Ich erlebe immer wieder – gerade auch in Gesprächen mit den Polizisten vor Ort –, welch große Motivation dort vorherrscht, trotz der teilweise schwierigen Verhältnisse, die wir bei unseren Besuchen vorfinden. Sich diese Motivation nicht zunutze zu machen, hieße, Ressourcen zu vergeuden, die selbst durch radikalste Reformen nicht zu erzielen sind. Angesichts der immer neuen Herausforderungen, die eine weltweit in Bewegung befindliche Sicherheitslage mit sich bringt, ist daher dringend ein Gesamtkonzept zur künftigen polizeilichen Arbeit und zur inneren Sicherheit in Sachsen notwendig.

Insofern freue ich mich auf die Antworten der Staatsregierung, und ich bitte Sie an dieser Stelle, unserem Antrag zuzustimmen.

Schönen Dank.

(Beifall bei der SPD und der CDU)

Die Sprecherin der Linksfraktion.PDS; Frau Dr.

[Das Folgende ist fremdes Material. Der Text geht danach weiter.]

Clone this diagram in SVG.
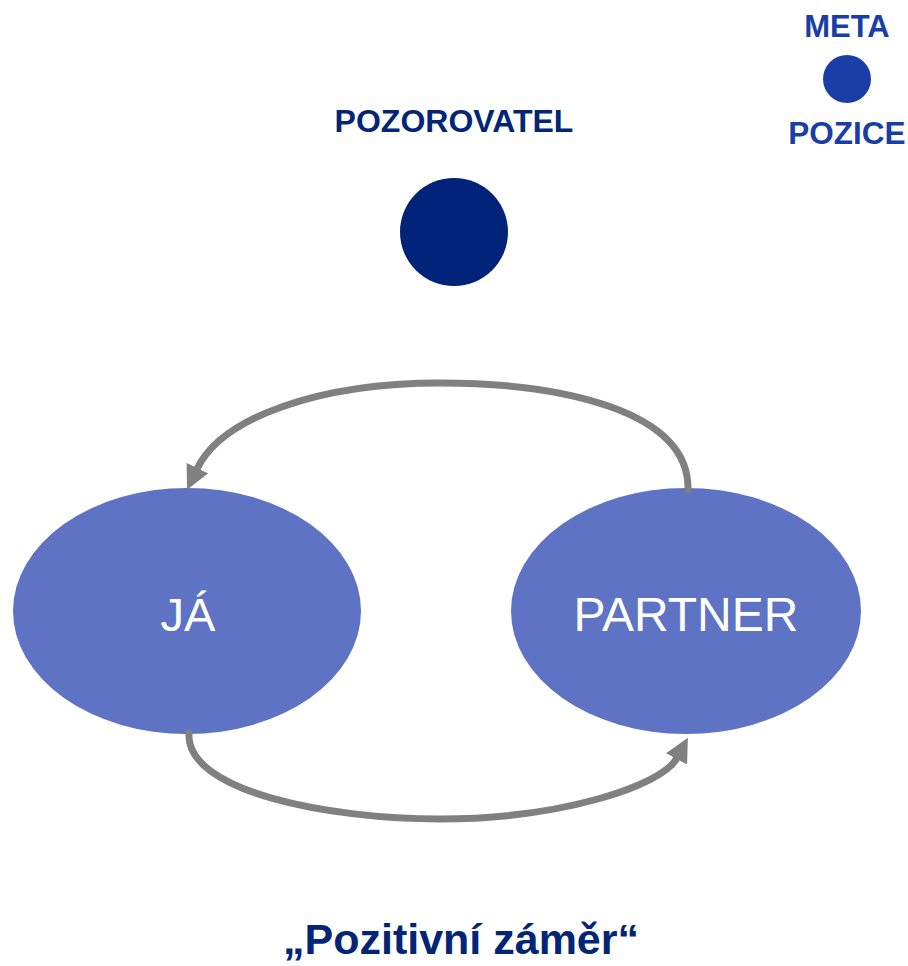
<svg xmlns="http://www.w3.org/2000/svg" width="908" height="966" viewBox="0 0 908 966">
<style>
.node{fill:#5E73C3}
.lbl{font-family:"Liberation Sans",Arial,sans-serif;fill:#FFFFFF;text-anchor:middle}
.bold{font-family:"Liberation Sans",Arial,sans-serif;font-weight:bold;text-anchor:middle}
.conn{fill:none;stroke:#808080;stroke-width:7;stroke-linecap:round}
</style>
<defs>
<marker id="arr" markerUnits="userSpaceOnUse" markerWidth="24" markerHeight="24" viewBox="0 0 24 24" refX="1" refY="12" orient="auto">
<path d="M0,0 L24,12 L0,24 z" fill="#808080"/>
</marker>
</defs>
<rect width="908" height="966" fill="#FFFFFF"/>
<g id="meta">
<text class="bold" x="847" y="37" font-size="31" fill="#1A3EA8">META</text>
<circle cx="847" cy="79" r="24" fill="#1A3EA8"/>
<text class="bold" x="847" y="144" font-size="31.5" fill="#1A3EA8">POZICE</text>
</g>
<g id="pozorovatel">
<text class="bold" x="454" y="132" font-size="32" fill="#022577">POZOROVATEL</text>
<circle cx="454" cy="232" r="54" fill="#02237A"/>
</g>
<g id="ja">
<ellipse class="node" cx="187" cy="611" rx="174" ry="123"/>
<text class="lbl" x="188" y="631" font-size="47">JÁ</text>
</g>
<g id="partner">
<ellipse class="node" cx="686" cy="611" rx="175" ry="123"/>
<text class="lbl" x="686" y="631" font-size="48">PARTNER</text>
</g>
<g id="connectors">
<path class="conn" d="M688,490 C690,410 560,383 440,383 C320,383 222,417 197,469" marker-end="url(#arr)"/>
<path class="conn" d="M189,733 C185,792 330,819 440,819 C560,819 662,786 677,758" marker-end="url(#arr)"/>
</g>
<g id="title">
<text class="bold" x="461" y="954" font-size="43" fill="#022577">„Pozitivní záměr“</text>
</g>
</svg>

Ernst, Sie haben das Wort.

Herr Präsident! Meine sehr verehrten Damen und Herren! Vorab will ich feststellen: Die Linksfraktion hat natürlich nichts dagegen, dass die polizeiliche Arbeit in Sachsen qualifiziert und weiterentwickelt werden soll.

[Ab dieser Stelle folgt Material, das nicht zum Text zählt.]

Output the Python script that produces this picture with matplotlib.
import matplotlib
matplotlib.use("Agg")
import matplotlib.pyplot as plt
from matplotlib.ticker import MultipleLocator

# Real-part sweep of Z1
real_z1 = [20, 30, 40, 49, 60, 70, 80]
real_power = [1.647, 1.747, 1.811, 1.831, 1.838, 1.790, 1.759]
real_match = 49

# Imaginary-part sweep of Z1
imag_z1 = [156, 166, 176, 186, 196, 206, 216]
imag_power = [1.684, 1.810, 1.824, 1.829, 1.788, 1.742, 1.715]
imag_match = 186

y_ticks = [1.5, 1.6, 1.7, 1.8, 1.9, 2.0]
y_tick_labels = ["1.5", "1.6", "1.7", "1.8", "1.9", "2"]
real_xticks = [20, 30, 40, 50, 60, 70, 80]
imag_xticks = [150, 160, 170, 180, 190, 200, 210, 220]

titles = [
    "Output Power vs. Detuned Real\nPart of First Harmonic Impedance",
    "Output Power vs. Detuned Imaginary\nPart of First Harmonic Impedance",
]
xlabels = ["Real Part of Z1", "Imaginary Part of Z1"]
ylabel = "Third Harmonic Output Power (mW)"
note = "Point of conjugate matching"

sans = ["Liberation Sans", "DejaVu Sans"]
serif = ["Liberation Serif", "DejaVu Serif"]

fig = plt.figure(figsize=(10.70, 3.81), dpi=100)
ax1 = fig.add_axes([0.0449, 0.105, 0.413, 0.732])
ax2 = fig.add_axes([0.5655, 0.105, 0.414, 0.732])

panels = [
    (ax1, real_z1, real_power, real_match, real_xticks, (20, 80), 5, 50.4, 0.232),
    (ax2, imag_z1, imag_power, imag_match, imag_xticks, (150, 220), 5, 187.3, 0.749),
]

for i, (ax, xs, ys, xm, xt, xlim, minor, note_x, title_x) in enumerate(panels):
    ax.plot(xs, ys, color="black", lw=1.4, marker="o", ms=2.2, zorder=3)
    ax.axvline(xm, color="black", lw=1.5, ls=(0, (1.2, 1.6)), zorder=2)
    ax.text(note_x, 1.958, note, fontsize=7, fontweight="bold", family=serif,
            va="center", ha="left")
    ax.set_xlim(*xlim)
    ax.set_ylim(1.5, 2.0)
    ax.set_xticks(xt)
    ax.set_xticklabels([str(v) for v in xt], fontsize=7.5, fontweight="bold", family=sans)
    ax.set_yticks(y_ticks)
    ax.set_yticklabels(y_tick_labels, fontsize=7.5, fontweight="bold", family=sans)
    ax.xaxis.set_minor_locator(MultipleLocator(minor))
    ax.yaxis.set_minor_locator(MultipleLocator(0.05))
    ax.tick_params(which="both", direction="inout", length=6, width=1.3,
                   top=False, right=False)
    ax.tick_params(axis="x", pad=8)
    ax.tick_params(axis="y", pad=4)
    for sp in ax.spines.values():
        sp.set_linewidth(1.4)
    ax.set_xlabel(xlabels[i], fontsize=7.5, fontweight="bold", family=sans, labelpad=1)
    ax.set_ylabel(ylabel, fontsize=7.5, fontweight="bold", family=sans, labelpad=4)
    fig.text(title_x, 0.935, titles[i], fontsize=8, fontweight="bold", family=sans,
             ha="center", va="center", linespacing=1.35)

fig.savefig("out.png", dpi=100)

(Stefan Brangs, SPD: Schön!)

Im Gegenteil, wir folgen freudig diesem Antrag, das ist nicht die Frage, schon deshalb, weil wir dies vor einem Jahr gefordert haben – im Übrigen, bevor Sie eine Expertenkommission eingesetzt und bevor wir diskutiert haben, wie die Strukturen tatsächlich im Einzelnen aussehen sollen.

Deshalb meine Kritik: Die Koalition setzt eine Expertenkommission ein. Diese macht Vorschläge, wie der ganze Laden umzuwerfen ist, auch bei der Polizei, Herr Brangs, und jetzt fällt Ihnen ein: Uns fehlt ja noch etwas, ein Leitbild! Ja, da kommen wir jetzt einmal mit dem Leitbild anmarschiert. – Nicht, dass ich etwas dagegen hätte, es kommt nur ziemlich spät. Seit ungefähr einem Dreivierteljahr verarschen Sie die Polizistinnen und Polizisten, indem Sie sie hinhalten und keine klaren Aussagen treffen, wie es weitergehen soll. Das ist erst einmal Fakt.